Из изложенного можно заключить, что у факторов, воздействующих на процесс становления и развития культуры, современные формы всегда опираются на былые. Национальная специфика языка поэтому всегда по сути ретроспективна: поиск образца всегда обращен в проверенное прошлое, а живые инновации кажутся отходом от культуры, забвением национально-исторического опыта народа. При этом традиция как основа культуры представляет не только продолжение, но и творческое отрицание многих элементов исторического опыта, живущего в народной памяти. Однако собственно национальная окраска живет как раз этими элементами опыта, достигая максимума в специфически национальном, где этот опыт иногда оказывается замкнутым. Поэтому мы считаем, что этноэйдемы - это не просто лингвокультурный знак или система произвольных знаков, а особая культура с достаточно жесткими нормами и текстуально-языковыми инструментариями, сложившимися исторически.
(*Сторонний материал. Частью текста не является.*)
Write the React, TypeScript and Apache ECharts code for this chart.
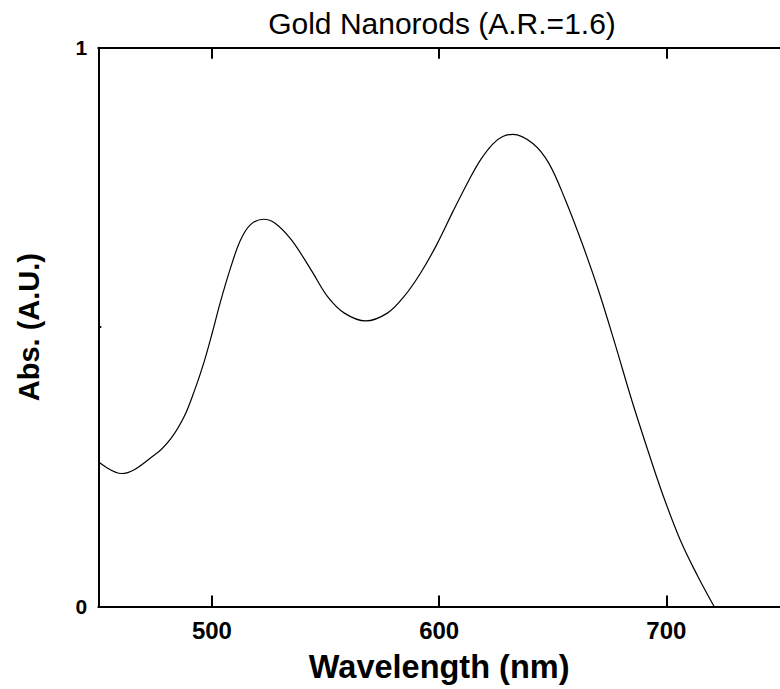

В статье на основе лингвистического анализа ряда древнерусских юридических письменных памятников и анализа их положений, оговаривающих нормы обычного и семейного права, рассматриваются аспекты влияния древнетюркских обычных правовых норм. Тема рассмотрена в контексте восприятия народной памятью своей и иной культуры, откуда произведены заимствования.


[1] Гашимов Э.А. Культурный код как знаковая система (лингвистический взгляд) // Материалы Международной научной конференции «Тагиевские чтения» (1-2.06.2006). Баку, 2006, с.297.

[2] Здесь и далее ссылки на древнерусские тексты даются по: Российское законодательство Х-ХХ вв. Т.1. Законодательство Древней Руси (под ред. В.Л.Янина). М.: ЮЛ, 1984.

[3] О туранском элементе в русской культуре. Впервые: Евразийский Временник. Непериодическое издание под редакцией П.Савицкого, П.П.Сувчинского и князя Н.С.Трубецкого. Кн. IV, Берлин, 1925. с. 358.

[4] Гачев Г.Д. О национальных картинах мира // Народы Азии и Африки. М., 1967, №1, с.82.

[5] Шейман Л.А., Варич Н.М. О «национальных картинах мира» и об их значении для курса русской литературы в нерусских школах // Вопросы преподавания русского языка и литературы в киргизской школе. Фрунзе, 1976, вып.6, с. 44.

[6] См. подробно: Русская историческая библиотека. Т.VI, Пг., 1920, стб. 143-144.

[7] См. подробно: Щапов Я.Н. Княжеские уставы и церковь в Древней Руси XI-XIV вв. М., 1972, с.136-150

[8] См. подробно: Гашимов Э.А. Культурный код как знаковая система (лингвистический взгляд) // Материалы Международной научной конференции «Тагиевские чтения» (1-2.06.2006). Баку, 2006, с.297-303.

[9] Абдулла К. Тайный «Деде Коркуд». Баку, 2006, с.126.

[10] Там же, с.127.

[11] См. подробно: Абдулла К. Тайный «Деде Коркуд». Баку, 2006, с.122-135; Литвин М. О нравах татар, литовцев и москвитян. М., 1994, с.97-113; Религиозные традиции мира. Т.2, М., 1996, с.224-236.

[12] «Моджал ат-таваих». Тегеран, 1939, с.101-102 (перевод с персидского А.П.Новосельцева).

[13] Цитата по: Древнерусское государство и его международное значение. М.: Наука, 1965, с.401 (перевод текста А.П.Новосельцева; рукопись текста находится в Институте народов Азии, В – 1033, лист 225).

[14] Серяков М.Л. «Голубиная книга». Священное сказание русского народа. М.: Алетейа, 2001. с.340.

[15] О туранском элементе в русской культуре. Впервые: Евразийский Временник. Непериодическое издание под редакцией П.Савицкого, П.П. Сувчинского и князя Н.С.Трубецкого. Кн.IV, Берлин, 1925. с. 376.